这三方都迟迟不承认乌克兰无法在军事上获胜。精英们不主张谈判,而是指责西方意志不足。

这就是战争悖论。俄罗斯是作为单一行为者谈判,而西方则像一个分裂的合唱队。乌克兰民族主义者不愿妥协,布鲁塞尔精英们固守意识形态,华盛顿鹰派和国防工业获利。欧洲公众和部分美国选民渴望和平,但缺少权力。每一派都有抵制和解的理由,即使战场的现实已经让持续的战争难以为继。

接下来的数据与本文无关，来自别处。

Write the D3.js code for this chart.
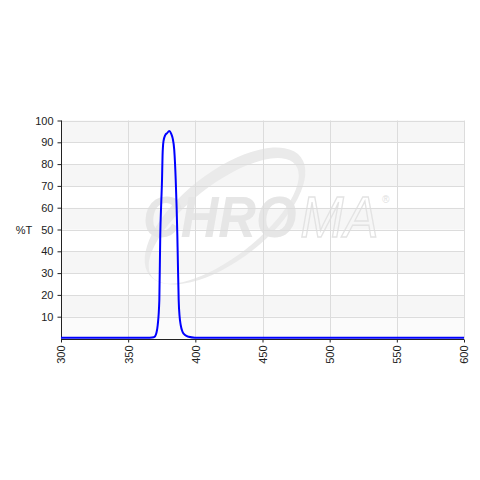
<!DOCTYPE html>
<html><head><meta charset="utf-8">
<script src="https://cdn.jsdelivr.net/npm/d3@7"></script>
<style>body{margin:0;background:#fff}svg{display:block}text{font-family:Arial,"Liberation Sans",sans-serif}</style>
</head><body>
<script>
const wavelength = [300, 340, 360, 366, 369, 370, 371, 372, 373.2, 373.9, 374.6, 375.2, 375.6, 376.3, 377.6, 379, 380.6, 382, 383.1, 384.3, 385.4, 386.6, 386.9, 387.6, 388.3, 389.1, 390.5, 392.3, 395, 399.7, 420, 500, 600];
const transmission = [0.3, 0.3, 0.3, 0.4, 0.6, 1.0, 2.5, 6.2, 17.7, 47.5, 62, 72.7, 84, 90.5, 93.3, 94.2, 95.2, 94.0, 91.9, 86.5, 72.7, 47.5, 38.3, 17.7, 10, 6.2, 3, 1.6, 0.8, 0.4, 0.3, 0.3, 0.3];
const xTicks = [300, 350, 400, 450, 500, 550, 600];
const yTicks = [10, 20, 30, 40, 50, 60, 70, 80, 90, 100];
const bands = [0, 10, 20, 30, 40, 50, 60, 70, 80, 90];
const yLabel = "%T";
const watermark = ["CHRO", "MA"];

const W = 480, H = 480;
const m = {l: 61, r: 16, t: 120.5, b: 141.5};
const svg = d3.select("body").append("svg").attr("width", W).attr("height", H);
const x = d3.scaleLinear().domain([300, 600]).range([m.l, W - m.r]);
const y = d3.scaleLinear().domain([0, 100]).range([H - m.b, m.t]);

// bands
svg.append("g").selectAll("rect").data(bands).join("rect")
  .attr("x", x(300)).attr("width", x(600) - x(300))
  .attr("y", d => y(d + 10)).attr("height", d => y(d) - y(d + 10))
  .attr("fill", d => (d / 10) % 2 === 1 ? "#f6f6f6" : ((d === 0) ? "#fbfbfb" : "#ffffff"));

// watermark
const wm = svg.append("g");
const cx = 225, cy = 216;
wm.append("path")
  .attr("transform", `translate(${cx},${cy}) rotate(-38)`)
  .attr("fill", "#eaeaea").attr("fill-rule", "evenodd")
  .attr("d", () => {
    const e = (rx, ry, ox, oy) => `M${ox - rx},${oy} a${rx},${ry} 0 1,0 ${2 * rx},0 a${rx},${ry} 0 1,0 ${-2 * rx},0 Z`;
    return e(96, 44, 0, 0) + e(91, 36, -4, 3);
  });
const wt = wm.append("text").attr("transform", "translate(143,237) scale(0.9,1)")
  .attr("font-size", 58).attr("font-style", "italic");
wt.append("tspan").attr("font-weight", "bold").attr("fill", "#e6e6e6").text(watermark[0]);
wt.append("tspan").attr("dx", 4).attr("fill", "none").attr("stroke", "#e3e3e3").attr("stroke-width", 1.4).text(watermark[1]);
wt.append("tspan").attr("font-size", 11).attr("dx", 4).attr("dy", -34).attr("fill", "#e0e0e0").text("®");

// grid
svg.append("g").selectAll("line").data(yTicks).join("line")
  .attr("x1", x(300)).attr("x2", x(600)).attr("y1", d => Math.round(y(d)) + 0.5).attr("y2", d => Math.round(y(d)) + 0.5)
  .attr("stroke", "#dcdcdc");
svg.append("g").selectAll("line").data(xTicks.slice(1)).join("line")
  .attr("y1", y(100)).attr("y2", y(0)).attr("x1", d => Math.round(x(d)) + 0.5).attr("x2", d => Math.round(x(d)) + 0.5)
  .attr("stroke", "#dcdcdc");

// axes
const ya = svg.append("g").attr("transform", `translate(${Math.round(x(300)) + 0.5},0)`)
  .call(d3.axisLeft(y).tickValues(yTicks).tickSize(4).tickPadding(4));
ya.select(".domain").attr("stroke", "#222").attr("d", `M0,${y(100)}V${y(0)}`);
ya.selectAll(".tick line").attr("stroke", "#222");
ya.selectAll(".tick text").attr("font-size", 11).attr("fill", "#222").attr("font-family", "Arial, 'Liberation Sans', sans-serif");

const xa = svg.append("g").attr("transform", `translate(0,${Math.round(y(0)) + 0.5})`)
  .call(d3.axisBottom(x).tickValues(xTicks).tickSize(3).tickPadding(4));
xa.select(".domain").attr("stroke", "#222").attr("d", `M${x(300)},0H${x(600)}`);
xa.selectAll(".tick line").attr("stroke", "#222");
xa.selectAll(".tick text").attr("font-size", 11).attr("fill", "#222")
  .attr("font-family", "Arial, 'Liberation Sans', sans-serif")
  .attr("transform", "rotate(-90)").attr("text-anchor", "end").attr("x", -6).attr("y", 0).attr("dy", "0.35em");

svg.append("text").attr("x", 24).attr("y", 234).attr("text-anchor", "middle")
  .attr("font-size", 11).attr("fill", "#222").text(yLabel);

// curve
const line = d3.line().x((d, i) => x(wavelength[i])).y(d => y(d)).curve(d3.curveMonotoneX);
svg.append("path").datum(transmission).attr("d", line)
  .attr("fill", "none").attr("stroke", "#0000ff").attr("stroke-width", 2).attr("stroke-linejoin", "round");
</script>
</body></html>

要实现和平,必须一个或多个否决权拥有者让步。这可能意味着:

● 乌克兰公众压力压倒民族主义一派;

● 美国转向亚洲,降低乌克兰的优先地位;

● 欧洲选举迫使各国政府挑战布鲁塞尔;或者

● 华盛顿和布鲁塞尔承认,延长战争只会对西方更加不利。

没有这种转变的话,现状就会默认维持战争。

也许,对战场现实的认识正在出现。如果西方一直占上风,安克雷奇峰会就不会举行。但西方领导人在华盛顿会晤的相关报道缺乏细节,有关于安全保障的讨论最多是含糊其辞,或许更像一厢情愿,而非真正的和平解决。特朗普排除了乌克兰停火和加入北约的可能,但它暗中成为事实上的北约成员似乎是欧洲人所渴求的。

这不太可能成功。

真正的和平需要一些更雄心勃勃的东西:一个新的欧洲安全架构,既承认俄罗斯的关切,也兼顾乌克兰和欧洲的关切,同时减少对美国大战略的依赖。俄罗斯在2021年12月曾提议与美国签订条约,并与北约达成协议。要实现切实可行的和平,必须解决这些草案文件中的核心问题。任何不足都有可能让冲突以另一种形式延续下去。